Econintersect: This week the defeated (November election) president of Ivory Coast, Laurent Gbagbo, was cut off from income from cocoa exports and lost an ally at the regional central bank, Philipe-Henri Dacoury-Tabley, who had been allowing the defeated president continued access to the accounts, despite the decision, originally made in December by regional finance ministers, to cut him off.Alassane Ouattara, the man the United Nations, the African Union and other foreign powers say defeated Mr. Gbagbo, remains blockaded in a hotel by Mr. Gbagbo’s security forces, even as new sanctions and financial pressures rain down almost daily on Mr. Gbagbo.
A Gbagbo spokesman, finance minister of the defeated government, the regional central bank’s branches in Ivory Coast, including the central one in the commercial capital of Abidjan, would be “requisitioned, along with the staff.”
The Gbagbo claim that the money he has been cut off from is needed “to pay pensions” is actually needed to pay security forces that are preventing a change of government.

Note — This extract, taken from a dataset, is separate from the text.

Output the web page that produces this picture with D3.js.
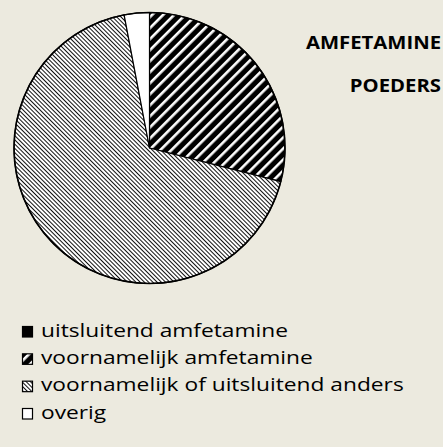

Mr. Gbagbo’s finance minister announced on state television Tuesday night that the bank’s branches in Ivory Coast, including the central one in the commercial capital of Abidjan, would be “requisitioned, along with the staff.” The minister, Desire Dallo, said the move was prompted by the need to pay state pensions, adding that the decision to bar Mr. Gbagbo from access to the bank was “criminal.”
Meanwhile cocoa and chocolate prices continue to rise, up 9.9% from last Friday’s low (1/21/11) to a high of $3,395 earlier today (1/26/11) for the New York March futures contract. The March NY contract for cocoa has risen 24% (12/1/10 low) in New York since the Nov. 28 elections and 20% from the low on January 7.
The ban may send prices to as high as $3,720 a metric ton, a Bloomberg survey of six analysts showed. That would be the highest since the all-time high in January 1979. Ivory Coast’s production is valued at about $3.9 billion at current prices, Bloomberg calculations show.